Quais os nomes que ainda quer ter mas ainda não foi possível?
Tirando o impossível Bill Gates, gostaria de entrevistar o professor Marcelo Rebelo de Sousa, o filósofo José Gil, o Júlio Isidro e a Filomena Cautela.
Qual o objetivo final, vai parar em alguma altura? Há um objetivo académico ou filosófico no meio destas conversas?
Enquanto me der prazer fazer este formato irei continuar. Ainda há muito por discutir e o avanço tecnológico é tão rápido que surgem sempre novas questões e assuntos por debater. Não tenho nenhum objetivo académico, mas se pensarmos que a filosofia é o gosto pelo conhecimento, faz todo o sentido rotular como uma discussão filosófica.
Como tem sido o feedback e de que forma sente que é um registo vencedor?
Não são assuntos atraentes para as novas gerações, nem nos podemos considerar Youtubers no sentido mainstream da palavra. No entanto, este projeto já foi visto na totalidade durante mais de um milhão de minutos o que equivale a dois anos consecutivos de visualização de conteúdo OQCQ. A recente notícia em que somos finalistas a uma menção honrosa de jornalismo de inovação, da Agência Nacional de Inovação, é um sinal bastante positivo do impacto deste projeto na sociedade.
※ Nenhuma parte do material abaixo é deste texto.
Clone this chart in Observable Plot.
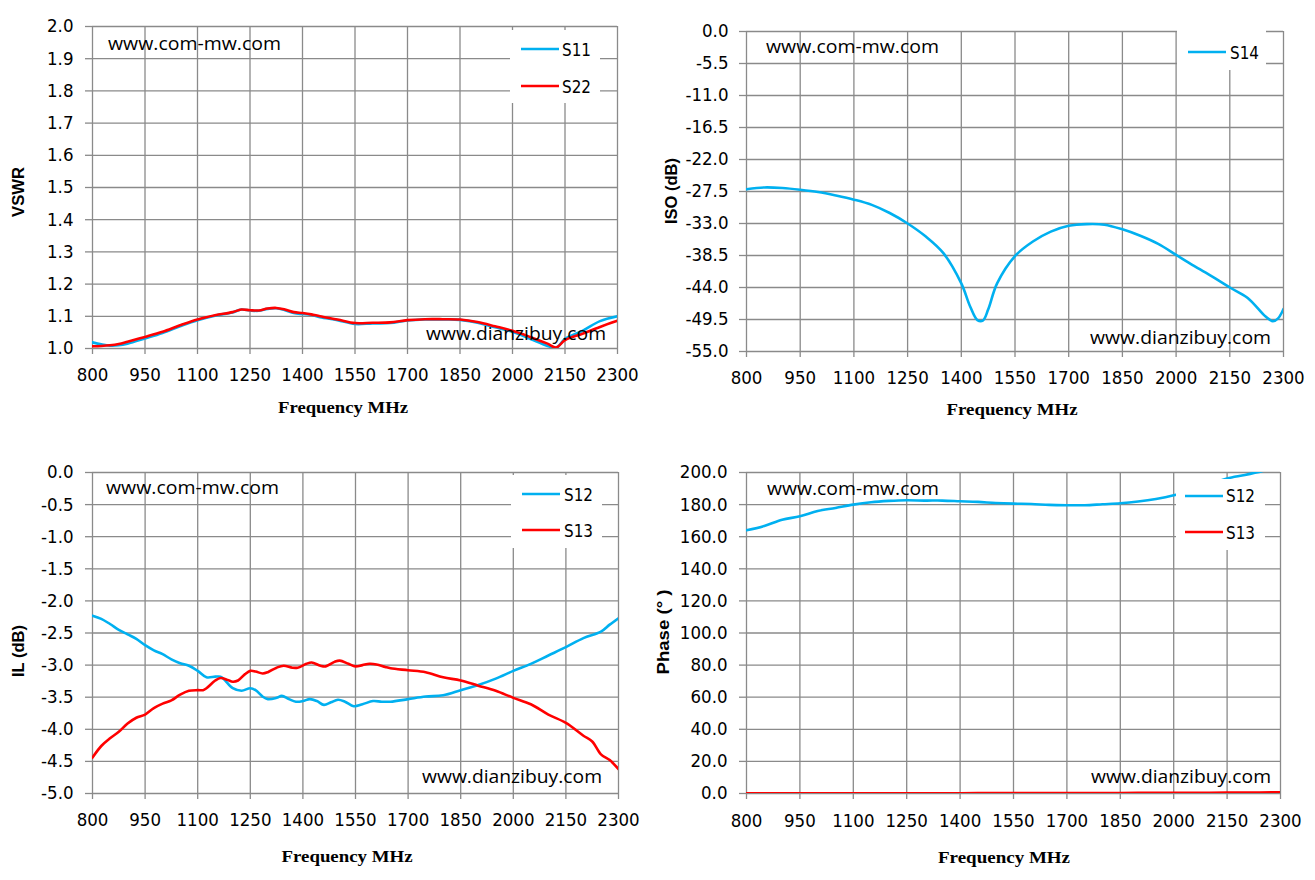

O formato vencedor, isto é, a produção consciente de conteúdo líquido é algo que desde sempre a minha empresa, a Comprimido, defende e pratica como pilar daquilo em que somos especialistas, o vídeo marketing. O projeto OQCQ acaba por ser, também, parte da nossa responsabilidade social na educação e transmissão de conhecimento para a sociedade, o que carrega consigo muitas horas de trabalho não só a nível da produção, mas principalmente na distribuição e estratégia de conteúdos.
Temos também recebido bastante feedback positivo dos nossos seguidores. Ficamos muito contentes quando é a própria sociedade civil a discutir de uma forma profunda todos estes temas para a resolução de futuros problemas e desenvolvimento de uma sociedade mais justa, informada e qualificada para o futuro.